# Updated pics of my B13.



## Zexel (May 15, 2002)

What's up, here are some pics I took earlier today. Haven't posted some in awhile, so I got some new ones. Compliments and suggestions are welcome! (Sorry if the quality isn't great, they aren't showing up too well on my computer here.)





























Check out my webpage in my sig. for all the other pics. If you want some black corners like that, email me and I will set you up. And yes, I know I am missing a grill! I got into an accident and the trim piece that is under the headlights and grill has not come in yet. So I'm going to wait to put all the other stuff in until I get that. Again, compliments and suggestions welcome!


----------



## Choopsticks (Sep 9, 2002)

Nice car man; i'm liking the whole dark color scheme. The wheels are really nice too. 3 Thumbs up.


----------



## samo (Apr 30, 2002)

I kinda like those corners - something a bit different.

Next time you take pictures, run "Auto Levels" in Photoshop. I believe it's CTRL-Shift-L . It'll make those pictures look 100% better.


----------



## Zexel (May 15, 2002)

choop - Hit me up on AIM (sr20turbo91). I'm in Norman, OK. We got 2 more OK members! You and mack.

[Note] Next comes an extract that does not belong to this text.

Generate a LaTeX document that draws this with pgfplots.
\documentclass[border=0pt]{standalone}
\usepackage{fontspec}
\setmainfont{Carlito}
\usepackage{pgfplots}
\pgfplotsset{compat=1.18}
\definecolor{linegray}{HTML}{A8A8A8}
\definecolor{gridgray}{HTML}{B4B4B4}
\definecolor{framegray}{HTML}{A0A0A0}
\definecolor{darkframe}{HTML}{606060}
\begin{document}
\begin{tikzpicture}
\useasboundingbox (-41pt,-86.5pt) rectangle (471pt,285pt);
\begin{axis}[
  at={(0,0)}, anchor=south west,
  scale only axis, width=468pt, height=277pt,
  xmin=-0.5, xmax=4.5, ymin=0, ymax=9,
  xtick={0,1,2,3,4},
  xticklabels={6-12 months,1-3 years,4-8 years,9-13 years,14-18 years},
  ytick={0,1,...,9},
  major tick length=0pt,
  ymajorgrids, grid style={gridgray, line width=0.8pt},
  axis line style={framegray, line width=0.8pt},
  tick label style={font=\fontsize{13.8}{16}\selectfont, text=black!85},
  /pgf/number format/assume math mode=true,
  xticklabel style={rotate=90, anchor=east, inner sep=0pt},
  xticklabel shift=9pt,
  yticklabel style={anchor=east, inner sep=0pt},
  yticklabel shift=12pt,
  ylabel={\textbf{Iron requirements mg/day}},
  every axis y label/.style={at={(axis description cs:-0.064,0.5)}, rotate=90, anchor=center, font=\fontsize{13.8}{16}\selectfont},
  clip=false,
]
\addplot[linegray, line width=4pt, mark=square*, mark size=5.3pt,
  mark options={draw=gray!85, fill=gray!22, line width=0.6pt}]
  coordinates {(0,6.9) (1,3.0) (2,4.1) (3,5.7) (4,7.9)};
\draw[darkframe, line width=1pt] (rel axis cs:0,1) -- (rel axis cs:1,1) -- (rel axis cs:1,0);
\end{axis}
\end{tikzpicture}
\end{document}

samo - Thanks. I'll try that picture thing here in a few. Also, on the corners, they look REALLY dark in the pictures, again probably the quality. but in person they match the paint perfect. And they still light up fine.


----------



## bizzy b (Apr 13, 2003)

i love your car. i'm not too fond of FWD, but B13 SE-R's are bad ass, especially with the black paint and rims. i don't really like the black corners too much (maybe smoked instead?) but DO NOT change your car just because of what someone else thinks is cool or not. if its how you like it then that's how it should be.


----------



## whiteb14 (Jul 7, 2002)

how did u get ur corners like that? transparent paint?


----------



## Zexel (May 15, 2002)

bizzy - Thanks. I'm more one of those guys that does something different...as seen in my car. I did the corners because I haven't seen a SINGLE person do them like that. For the exception of SDF over at SR20deforum.

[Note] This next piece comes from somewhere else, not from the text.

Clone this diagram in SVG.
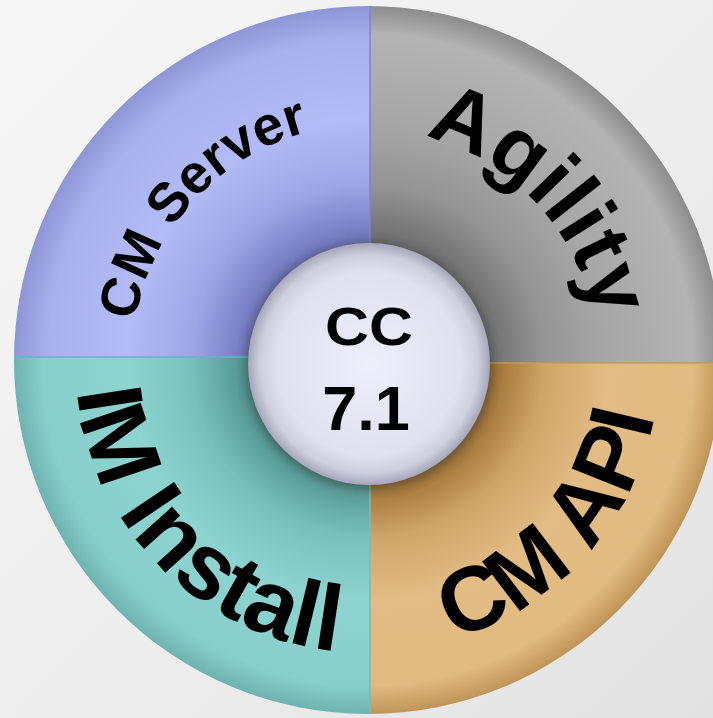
<svg xmlns="http://www.w3.org/2000/svg" width="713" height="718" viewBox="0 0 713 718">
  <style>
    .lbl { font-family: "Liberation Sans", Arial, sans-serif; font-weight: bold; fill: #000; }
  </style>
  <defs>
    <linearGradient id="bg" x1="0" y1="0" x2="1" y2="1">
      <stop offset="0" stop-color="#f7f7f7"/>
      <stop offset="0.6" stop-color="#ececec"/>
      <stop offset="1" stop-color="#e2e2e2"/>
    </linearGradient>
    <radialGradient id="gBlue" gradientUnits="userSpaceOnUse" cx="368" cy="360" r="354">
      <stop offset="0.34" stop-color="#7077bd"/>
      <stop offset="0.5" stop-color="#9ea6e6"/>
      <stop offset="0.68" stop-color="#b2bbf5"/>
      <stop offset="0.9" stop-color="#aab2ee"/>
      <stop offset="1" stop-color="#8e95d6"/>
    </radialGradient>
    <radialGradient id="gGray" gradientUnits="userSpaceOnUse" cx="368" cy="360" r="354">
      <stop offset="0.34" stop-color="#6e6e6e"/>
      <stop offset="0.5" stop-color="#959595"/>
      <stop offset="0.68" stop-color="#a7a7a7"/>
      <stop offset="0.92" stop-color="#b3b3b3"/>
      <stop offset="1" stop-color="#8c8c8c"/>
    </radialGradient>
    <radialGradient id="gTeal" gradientUnits="userSpaceOnUse" cx="368" cy="360" r="354">
      <stop offset="0.34" stop-color="#4f918d"/>
      <stop offset="0.5" stop-color="#78c0bc"/>
      <stop offset="0.68" stop-color="#8dd4d0"/>
      <stop offset="0.92" stop-color="#88cfcb"/>
      <stop offset="1" stop-color="#6fb3b0"/>
    </radialGradient>
    <radialGradient id="gTan" gradientUnits="userSpaceOnUse" cx="368" cy="360" r="354">
      <stop offset="0.34" stop-color="#9a6c30"/>
      <stop offset="0.5" stop-color="#cfa468"/>
      <stop offset="0.68" stop-color="#e2bc84"/>
      <stop offset="0.92" stop-color="#e0ba80"/>
      <stop offset="1" stop-color="#c09458"/>
    </radialGradient>
    <radialGradient id="gCenter" cx="0.5" cy="0.5" r="0.5">
      <stop offset="0" stop-color="#eceefa"/>
      <stop offset="0.75" stop-color="#e0e2f1"/>
      <stop offset="0.9" stop-color="#cdcfdf"/>
      <stop offset="1" stop-color="#a5a6b8"/>
    </radialGradient>
    <clipPath id="ring">
      <circle cx="368" cy="360" r="354"/>
    </clipPath>
    <filter id="blur" x="-20%" y="-20%" width="140%" height="140%">
      <feGaussianBlur stdDeviation="5"/>
    </filter>
    <path id="pServer" d="M 132.9 380.6 A 236 236 0 0 1 368 124"/>
    <path id="pAgility" d="M 376 130.1 A 230 230 0 0 1 597.9 368"/>
    <path id="pInstall" d="M 75.3 347.2 A 293 293 0 0 0 380.8 652.7"/>
    <path id="pApi" d="M 383.3 651.6 A 292 292 0 0 0 659.6 344.7"/>
  </defs>

  <rect x="0" y="0" width="713" height="718" fill="url(#bg)"/>

  <g id="cm-server" clip-path="url(#ring)">
    <rect x="0" y="0" width="370" height="357" fill="url(#gBlue)"/>
    <text class="lbl" font-size="55"><textPath href="#pServer" startOffset="50%" text-anchor="middle">CM Server</textPath></text>
  </g>

  <g id="agility" clip-path="url(#ring)">
    <rect x="370" y="0" width="360" height="363" fill="url(#gGray)"/>
    <text class="lbl" font-size="86"><textPath href="#pAgility" startOffset="50%" text-anchor="middle">Agility</textPath></text>
  </g>

  <g id="im-install" clip-path="url(#ring)">
    <rect x="0" y="357" width="370" height="361" fill="url(#gTeal)"/>
    <text class="lbl" font-size="93"><textPath href="#pInstall" startOffset="50%" text-anchor="middle">IM Install</textPath></text>
  </g>

  <g id="cm-api" clip-path="url(#ring)">
    <rect x="370" y="363" width="360" height="355" fill="url(#gTan)"/>
    <text class="lbl" font-size="91"><textPath href="#pApi" startOffset="50%" text-anchor="middle">CM API</textPath></text>
  </g>

  <g id="dividers" clip-path="url(#ring)" stroke-width="1.5">
    <line x1="370" y1="0" x2="370" y2="357" stroke="#7e86cc"/>
    <line x1="0" y1="357" x2="370" y2="357" stroke="#62b4cc"/>
    <line x1="370" y1="357" x2="370" y2="718" stroke="#8fb894"/>
    <line x1="370" y1="363" x2="713" y2="363" stroke="#c49a5c"/>
  </g>

  <g id="cc-center">
    <circle cx="369" cy="366" r="124" fill="#333" opacity="0.45" filter="url(#blur)"/>
    <circle cx="369" cy="364" r="121" fill="url(#gCenter)"/>
    <text class="lbl" x="369" y="345" font-size="54" text-anchor="middle" textLength="88" lengthAdjust="spacingAndGlyphs">CC</text>
    <text class="lbl" x="366" y="430" font-size="63" text-anchor="middle">7.1</text>
  </g>
</svg>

crazy - PM me and I'll give you more details tonight when I get home from work. But if you don't PM I'll forget!


----------



## Nelly17 (Feb 15, 2003)

what kind and how big are those wheels. they look really good


----------



## Guest (May 22, 2003)

yeah, those rims are fresh...


----------



## Guest (May 22, 2003)

yeah, those rims are fresh...


----------



## Zexel (May 15, 2002)

They're 17's. RS Limited Ikari in Gunmetal. RS Limited is made by ADR.


----------